Voilà un débat d'actualité. Merci aux rapporteurs pour leur travail. Les propositions qu'ils formulent, toutefois, sont de nature politique et dépassent le cadre de la mission de contrôle financier qui leur était confiée. En préconisant une fusion, sur le modèle de la BBC, ils souhaitent transformer complètement le paysage audiovisuel français. Je laisserai de côté cet aspect de leur présentation, qui me semble insuffisamment étayé, pour me concentrer sur les résultats de leur contrôle financier.

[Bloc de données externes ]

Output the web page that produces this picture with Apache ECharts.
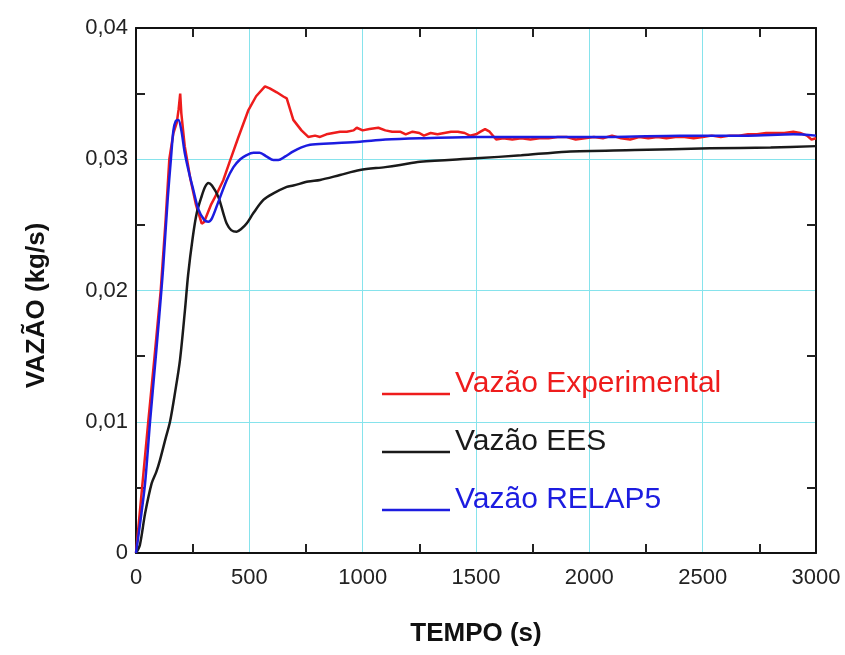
<!DOCTYPE html>
<html>
<head>
<meta charset="utf-8">
<script src="https://cdn.jsdelivr.net/npm/echarts@6/dist/echarts.min.js"></script>
<style>
html,body{margin:0;padding:0;background:#fff;}
#chart{width:845px;height:655px;}
</style>
</head>
<body>
<div id="chart"></div>
<script>
// ---- data ----
var seriesNames = ['Vazão Experimental', 'Vazão EES', 'Vazão RELAP5'];

var expTime = [0, 27, 54, 82, 109, 130, 147, 165, 180, 188, 195, 200, 215, 240, 265, 290, 300, 330, 360, 385, 415, 450, 496, 530, 569, 590, 621, 650, 665, 694, 730, 760, 790, 812, 840, 870, 900, 930, 960, 974, 1000, 1030, 1069, 1100, 1130, 1165, 1190, 1220, 1250, 1270, 1300, 1330, 1360, 1390, 1420, 1450, 1473, 1500, 1520, 1540, 1560, 1589, 1620, 1660, 1700, 1740, 1780, 1820, 1860, 1900, 1940, 1980, 2020, 2060, 2100, 2140, 2180, 2220, 2260, 2300, 2340, 2380, 2420, 2460, 2500, 2540, 2580, 2620, 2660, 2700, 2740, 2780, 2820, 2860, 2900, 2930, 2960, 2980, 3000];
var expFlow = [0, 0.005, 0.01, 0.015, 0.02, 0.0252, 0.03, 0.032, 0.0328, 0.0338, 0.035, 0.0335, 0.031, 0.0285, 0.0265, 0.0251, 0.0252, 0.0265, 0.0275, 0.0284, 0.0299, 0.0316, 0.03375, 0.0348, 0.03555, 0.0354, 0.0351, 0.03478, 0.03464, 0.033, 0.0322, 0.0317, 0.0318, 0.0317, 0.0319, 0.032, 0.0321, 0.0321, 0.0322, 0.0324, 0.0322, 0.0323, 0.0324, 0.0322, 0.0321, 0.0321, 0.0319, 0.0321, 0.032, 0.0318, 0.032, 0.0319, 0.032, 0.0321, 0.0321, 0.032, 0.0318, 0.0319, 0.0321, 0.0323, 0.0321, 0.0315, 0.0316, 0.0315, 0.0316, 0.0315, 0.0316, 0.0316, 0.0317, 0.0317, 0.0315, 0.0316, 0.0317, 0.0316, 0.0318, 0.0316, 0.0315, 0.0317, 0.0316, 0.0317, 0.0316, 0.0317, 0.0317, 0.0316, 0.0317, 0.0318, 0.0317, 0.0318, 0.0318, 0.0319, 0.0319, 0.032, 0.032, 0.032, 0.0321, 0.032, 0.0318, 0.0315, 0.0316];

var eesTime = [0, 17, 40, 69, 90, 106, 130, 150, 172, 194, 216, 230, 250, 268, 290, 305, 319, 335, 363, 385, 400, 420, 444, 465, 488, 518, 562, 606, 665, 694, 760, 812, 900, 988, 1100, 1165, 1253, 1500, 1700, 1900, 2200, 2532, 2800, 3000];
var eesFlow = [0, 0.0006, 0.003, 0.0053, 0.0062, 0.0071, 0.0087, 0.01, 0.0122, 0.0147, 0.0185, 0.0212, 0.024, 0.0259, 0.0272, 0.0279, 0.0282, 0.028, 0.02715, 0.0259, 0.0251, 0.0246, 0.02448, 0.0247, 0.0251, 0.0259, 0.0269, 0.0274, 0.0279, 0.028, 0.0283, 0.02842, 0.0288, 0.02918, 0.0294, 0.02956, 0.02981, 0.03007, 0.0303, 0.03058, 0.0307, 0.03083, 0.0309, 0.031];

var relapTime = [0, 20, 40, 62, 90, 112, 120, 140, 154, 165, 175, 187, 200, 215, 235, 253, 275, 300, 319, 335, 360, 400, 430, 460, 488, 518, 545, 577, 606, 628, 657, 694, 730, 768, 850, 988, 1100, 1253, 1500, 1800, 2100, 2400, 2700, 2900, 3000];
var relapFlow = [0, 0.0025, 0.0053, 0.01, 0.0155, 0.02, 0.0218, 0.027, 0.03, 0.0322, 0.0329, 0.033, 0.0322, 0.0305, 0.0289, 0.02766, 0.0262, 0.0254, 0.02524, 0.0255, 0.0266, 0.0284, 0.0294, 0.03, 0.03032, 0.0305, 0.0305, 0.0302, 0.02994, 0.02994, 0.0302, 0.0306, 0.0309, 0.0311, 0.0312, 0.03134, 0.0315, 0.0316, 0.0317, 0.0317, 0.0317, 0.0318, 0.0318, 0.0319, 0.0318];

var xTicks = [0, 500, 1000, 1500, 2000, 2500, 3000];
var yTicks = [0, 0.01, 0.02, 0.03, 0.04];

// ---- build ----
function zip(t, v) { return t.map(function (x, i) { return [x, v[i]]; }); }
var colors = ['#ee1c1c', '#1a1a1a', '#1c1ce0'];
var gridColor = '#86e3ec';
var fam = '"Liberation Sans", Arial, Helvetica, sans-serif';

function yFmt(v) { return v === 0 ? '0' : v.toFixed(2).replace('.', ','); }
function xFmt(v) { return String(Math.round(v)); }

var chart = echarts.init(document.getElementById('chart'), null, {renderer: 'canvas'});
var commonAxis = {
  axisLine: {show: true, onZero: false, lineStyle: {color: '#111', width: 2}},
  axisTick: {show: false, inside: true},
  minorTick: {show: true, splitNumber: 2, length: 9, lineStyle: {color: '#222', width: 2}},
  minorSplitLine: {show: false}
};
function ax(extra) { return Object.assign({}, JSON.parse(JSON.stringify(commonAxis)), extra); }

chart.setOption({
  animation: false,
  backgroundColor: '#fff',
  grid: {left: 136, right: 29, top: 28, bottom: 102, containLabel: false},
  legend: {
    orient: 'vertical',
    left: 377,
    top: 364,
    padding: 5,
    itemGap: 8,
    itemWidth: 68,
    itemHeight: 2.5,
    icon: 'rect',
    formatter: function (n) { return '{t|' + n + '}'; },
    data: seriesNames.map(function (n, i) {
      return {name: n, textStyle: {color: colors[i], rich: {t: {color: colors[i], fontFamily: fam, fontSize: 30, lineHeight: 30, padding: [0, 0, 20, 0]}}}};
    }),
    textStyle: {fontFamily: fam, fontSize: 30}
  },
  xAxis: [
    ax({
      type: 'value', position: 'bottom', min: xTicks[0], max: xTicks[xTicks.length - 1], interval: 500,
      name: 'TEMPO (s)', nameLocation: 'middle', nameGap: 68,
      nameTextStyle: {fontFamily: fam, fontSize: 26, fontWeight: 'bold', color: '#111'},
      axisLabel: {margin: 14, fontFamily: fam, fontSize: 22, color: '#222', formatter: xFmt},
      splitLine: {show: true, lineStyle: {color: gridColor, width: 1}}
    }),
    ax({
      type: 'value', position: 'top', min: xTicks[0], max: xTicks[xTicks.length - 1], interval: 500,
      axisLabel: {show: false}, splitLine: {show: false}
    })
  ],
  yAxis: [
    ax({
      type: 'value', position: 'left', min: yTicks[0], max: yTicks[yTicks.length - 1], interval: 0.01,
      name: 'VAZÃO (kg/s)', nameLocation: 'middle', nameGap: 86,
      nameTextStyle: {fontFamily: fam, fontSize: 26, fontWeight: 'bold', color: '#111', padding: [0, 30, 0, 0]},
      axisLabel: {margin: 8, fontFamily: fam, fontSize: 22, color: '#222', formatter: yFmt},
      splitLine: {show: true, lineStyle: {color: gridColor, width: 1}}
    }),
    ax({
      type: 'value', position: 'right', min: yTicks[0], max: yTicks[yTicks.length - 1], interval: 0.01,
      axisLabel: {show: false}, splitLine: {show: false}
    })
  ],
  series: [
    {name: seriesNames[0], type: 'line', data: zip(expTime, expFlow), showSymbol: false, symbol: 'none',
     lineStyle: {color: colors[0], width: 2.5}, itemStyle: {color: colors[0]}, z: 3},
    {name: seriesNames[1], type: 'line', data: zip(eesTime, eesFlow), showSymbol: false, symbol: 'none', smooth: 0.3,
     lineStyle: {color: colors[1], width: 2.5}, itemStyle: {color: colors[1]}, z: 4},
    {name: seriesNames[2], type: 'line', data: zip(relapTime, relapFlow), showSymbol: false, symbol: 'none', smooth: 0.3,
     lineStyle: {color: colors[2], width: 2.5}, itemStyle: {color: colors[2]}, z: 5}
  ]
});
</script>
</body>
</html>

Ils nous présentent la grande difficulté financière de l'audiovisuel public sans la dater. Or, notre dernier débat animé sur le sujet remonte à la loi qui a supprimé la publicité après vingt heures. Y avait-il alors un problème financier ? Au contraire ! Après des difficultés au début des années 2000, la situation s'était stabilisée autour de deux sources de financement, la publicité et la redevance, qui assuraient l'indépendance vis-à-vis du monde commercial comme de l'État. La situation était saine. La suppression de la publicité a ôté plusieurs centaines de millions d'euros à France Télévisions, suscitant une violente déstabilisation. Jean-François Copé avait alors déclaré que, « lui vivant », la redevance n'augmenterait pas d'un euro. L'État devait remplacer les ressources publicitaires par des taxes sur la publicité, qui allait fuir vers les chaînes privées. Celles-ci ont protesté, en partie à juste titre, car si elles ont bénéficié de cette manne, une partie des recettes a migré vers Internet. Bref, l'on n'a pas trouvé l'argent. Une taxe sur les télécoms fut créée, qui a été contestée à Bruxelles avant d'être pérennisée car déclarée conforme au droit communautaire. Mais l'État pouvait toujours décider de ne pas reverser cet argent à France Télévisions. Sans la publicité, le seul canal direct de financement demeure la CAP. Ne pas l'augmenter, tout en supprimant la publicité, a créé un chaos dont nous gérons encore les conséquences.
Je soutiens votre proposition d'augmenter la CAP de deux euros en plus de l'inflation. Il ne s'agit que de quelques centimes par mois, et cette hausse est indolore, comme l'a montré l'absence de protestation lors des dernières hausses. Les cinquante millions d'euros supplémentaires de produit règleront en partie les problèmes de déficit structurel.
Le service public devrait pouvoir diffuser du sport, notamment lorsque l'équipe de France joue. Or France Télévisions ne peut plus acheter un seul match après vingt heures. Pourtant, les publicités sont visibles sur les terrains : on accepte donc que les sponsors gagnent de l'argent, mais pas la chaîne qui diffuse le match ! Douze matches de l'Euro ont échappé à l'audiovisuel public, ce qui est un scandale ! L'Euro se joue en France, et le sport gratuit ne se trouve que sur France Télévisions. Nous pourrions autoriser la publicité pendant les mi-temps, ce qui règlerait ce problème.
Bref, l'origine des difficultés actuelles est la réforme de 2009. Or, en face du secteur privé contrôlé par les Bouygues et autres Bolloré, il faut un pôle public stable.